═════ Extracted entries

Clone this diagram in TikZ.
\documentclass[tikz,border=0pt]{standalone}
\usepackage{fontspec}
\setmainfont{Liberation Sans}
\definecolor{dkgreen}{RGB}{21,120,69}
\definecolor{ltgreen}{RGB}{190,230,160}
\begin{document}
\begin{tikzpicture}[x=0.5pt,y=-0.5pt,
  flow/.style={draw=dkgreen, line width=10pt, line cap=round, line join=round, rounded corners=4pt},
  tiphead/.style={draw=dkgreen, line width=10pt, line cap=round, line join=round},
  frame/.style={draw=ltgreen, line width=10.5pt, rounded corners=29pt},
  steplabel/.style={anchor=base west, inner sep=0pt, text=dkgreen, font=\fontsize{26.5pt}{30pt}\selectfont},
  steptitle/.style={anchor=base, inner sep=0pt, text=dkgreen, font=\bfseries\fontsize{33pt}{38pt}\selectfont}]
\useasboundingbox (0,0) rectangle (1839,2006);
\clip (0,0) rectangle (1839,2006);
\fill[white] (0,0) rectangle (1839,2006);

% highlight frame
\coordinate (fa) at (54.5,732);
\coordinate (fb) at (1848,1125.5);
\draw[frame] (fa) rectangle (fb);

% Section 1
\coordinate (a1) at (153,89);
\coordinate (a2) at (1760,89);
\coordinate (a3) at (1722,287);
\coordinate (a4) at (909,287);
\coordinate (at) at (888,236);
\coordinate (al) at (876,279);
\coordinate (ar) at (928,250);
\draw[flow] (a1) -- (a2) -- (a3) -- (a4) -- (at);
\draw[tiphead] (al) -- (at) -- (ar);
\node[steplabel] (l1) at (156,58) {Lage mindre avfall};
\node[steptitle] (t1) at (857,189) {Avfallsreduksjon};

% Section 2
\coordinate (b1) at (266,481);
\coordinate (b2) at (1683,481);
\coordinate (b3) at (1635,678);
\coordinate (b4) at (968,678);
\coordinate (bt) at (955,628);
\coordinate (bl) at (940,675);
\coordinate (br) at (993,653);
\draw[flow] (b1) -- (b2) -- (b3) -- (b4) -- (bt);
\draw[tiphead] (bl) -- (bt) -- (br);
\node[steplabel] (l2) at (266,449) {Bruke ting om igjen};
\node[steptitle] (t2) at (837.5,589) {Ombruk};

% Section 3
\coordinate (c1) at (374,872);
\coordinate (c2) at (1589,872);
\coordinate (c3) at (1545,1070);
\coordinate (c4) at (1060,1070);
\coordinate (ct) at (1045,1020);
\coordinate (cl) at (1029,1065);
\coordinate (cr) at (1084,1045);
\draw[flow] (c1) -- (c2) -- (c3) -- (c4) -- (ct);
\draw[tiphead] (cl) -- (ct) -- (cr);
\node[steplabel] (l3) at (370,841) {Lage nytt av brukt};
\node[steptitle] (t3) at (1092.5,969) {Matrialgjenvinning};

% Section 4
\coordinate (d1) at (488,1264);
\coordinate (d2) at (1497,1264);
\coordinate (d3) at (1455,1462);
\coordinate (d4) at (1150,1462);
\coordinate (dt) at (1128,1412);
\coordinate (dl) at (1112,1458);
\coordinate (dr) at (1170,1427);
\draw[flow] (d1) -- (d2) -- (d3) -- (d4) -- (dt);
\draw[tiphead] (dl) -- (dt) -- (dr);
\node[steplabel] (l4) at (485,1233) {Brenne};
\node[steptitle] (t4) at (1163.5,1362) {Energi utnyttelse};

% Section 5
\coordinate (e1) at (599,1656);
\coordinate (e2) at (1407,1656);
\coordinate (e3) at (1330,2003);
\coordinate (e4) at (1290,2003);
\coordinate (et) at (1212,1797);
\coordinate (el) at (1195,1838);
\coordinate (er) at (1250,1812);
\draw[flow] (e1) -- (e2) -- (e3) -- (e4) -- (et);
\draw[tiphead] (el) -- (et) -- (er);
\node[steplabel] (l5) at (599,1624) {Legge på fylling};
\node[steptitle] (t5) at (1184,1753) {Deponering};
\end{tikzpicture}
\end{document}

══════════
═════ Extracted entries

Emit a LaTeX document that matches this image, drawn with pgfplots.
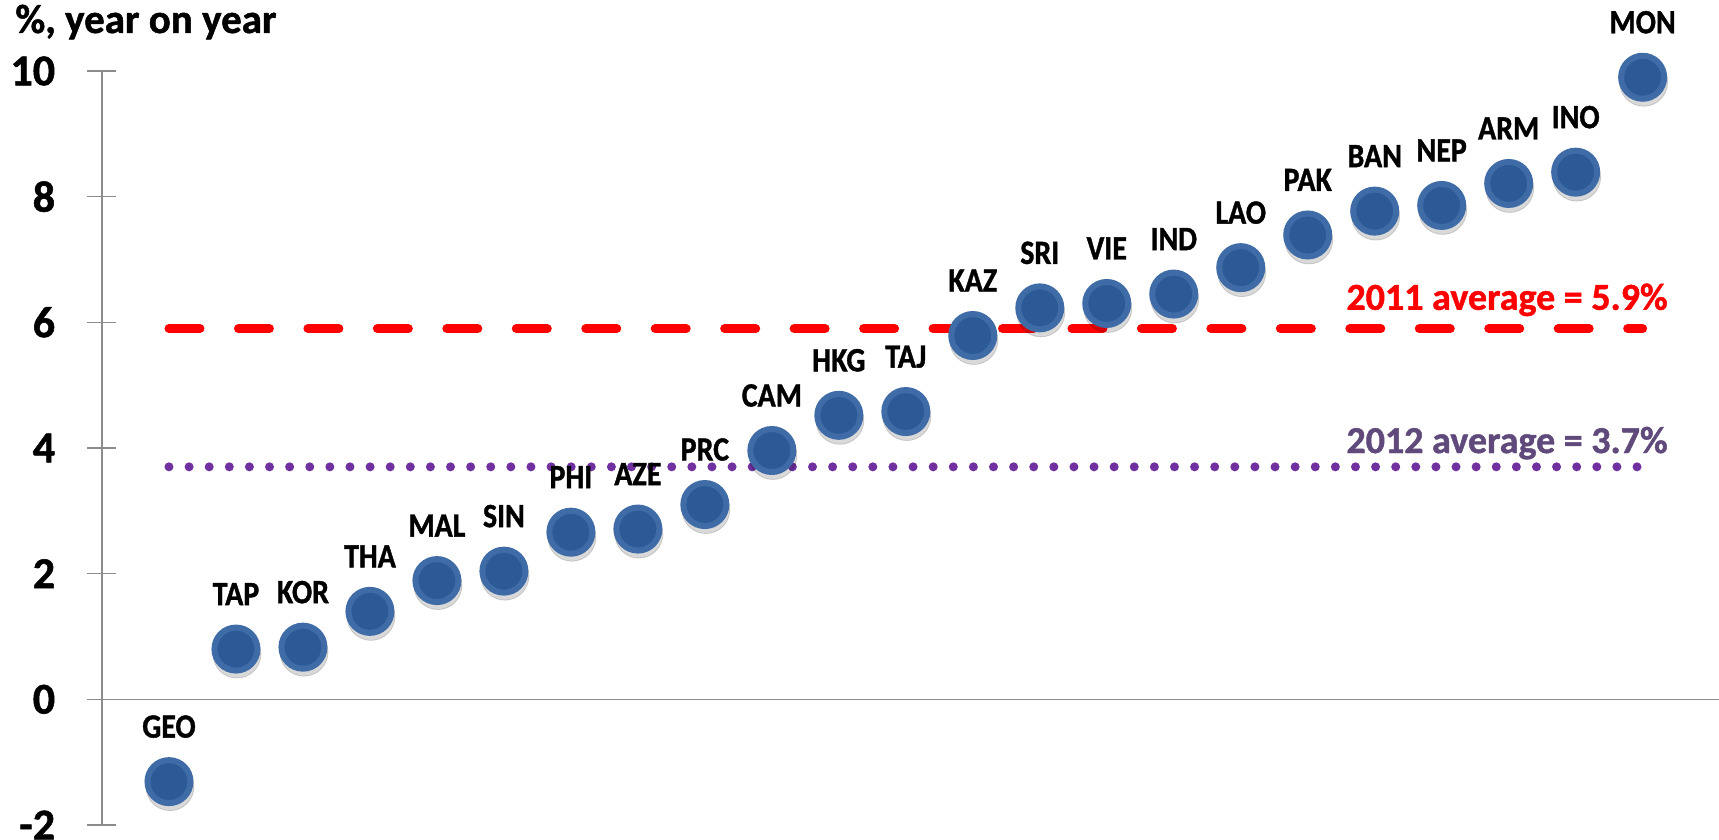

══════════
═════ Extracted entries

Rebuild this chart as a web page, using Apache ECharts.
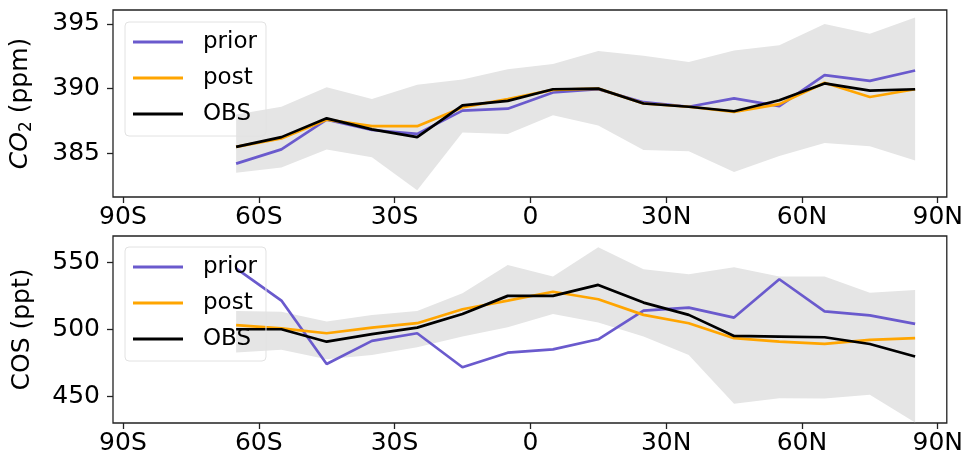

══════════

**Written instruction**
Nothing beyond the lines starting at the line containing "Clone this diagram in TikZ." and ending at the line containing "(t2) at (837.5,589)" is to be reproduced; reproduce those lines exactly, both ends included.

**Complete output**
Clone this diagram in TikZ.
\documentclass[tikz,border=0pt]{standalone}
\usepackage{fontspec}
\setmainfont{Liberation Sans}
\definecolor{dkgreen}{RGB}{21,120,69}
\definecolor{ltgreen}{RGB}{190,230,160}
\begin{document}
\begin{tikzpicture}[x=0.5pt,y=-0.5pt,
  flow/.style={draw=dkgreen, line width=10pt, line cap=round, line join=round, rounded corners=4pt},
  tiphead/.style={draw=dkgreen, line width=10pt, line cap=round, line join=round},
  frame/.style={draw=ltgreen, line width=10.5pt, rounded corners=29pt},
  steplabel/.style={anchor=base west, inner sep=0pt, text=dkgreen, font=\fontsize{26.5pt}{30pt}\selectfont},
  steptitle/.style={anchor=base, inner sep=0pt, text=dkgreen, font=\bfseries\fontsize{33pt}{38pt}\selectfont}]
\useasboundingbox (0,0) rectangle (1839,2006);
\clip (0,0) rectangle (1839,2006);
\fill[white] (0,0) rectangle (1839,2006);

% highlight frame
\coordinate (fa) at (54.5,732);
\coordinate (fb) at (1848,1125.5);
\draw[frame] (fa) rectangle (fb);

% Section 1
\coordinate (a1) at (153,89);
\coordinate (a2) at (1760,89);
\coordinate (a3) at (1722,287);
\coordinate (a4) at (909,287);
\coordinate (at) at (888,236);
\coordinate (al) at (876,279);
\coordinate (ar) at (928,250);
\draw[flow] (a1) -- (a2) -- (a3) -- (a4) -- (at);
\draw[tiphead] (al) -- (at) -- (ar);
\node[steplabel] (l1) at (156,58) {Lage mindre avfall};
\node[steptitle] (t1) at (857,189) {Avfallsreduksjon};

% Section 2
\coordinate (b1) at (266,481);
\coordinate (b2) at (1683,481);
\coordinate (b3) at (1635,678);
\coordinate (b4) at (968,678);
\coordinate (bt) at (955,628);
\coordinate (bl) at (940,675);
\coordinate (br) at (993,653);
\draw[flow] (b1) -- (b2) -- (b3) -- (b4) -- (bt);
\draw[tiphead] (bl) -- (bt) -- (br);
\node[steplabel] (l2) at (266,449) {Bruke ting om igjen};
\node[steptitle] (t2) at (837.5,589) {Ombruk};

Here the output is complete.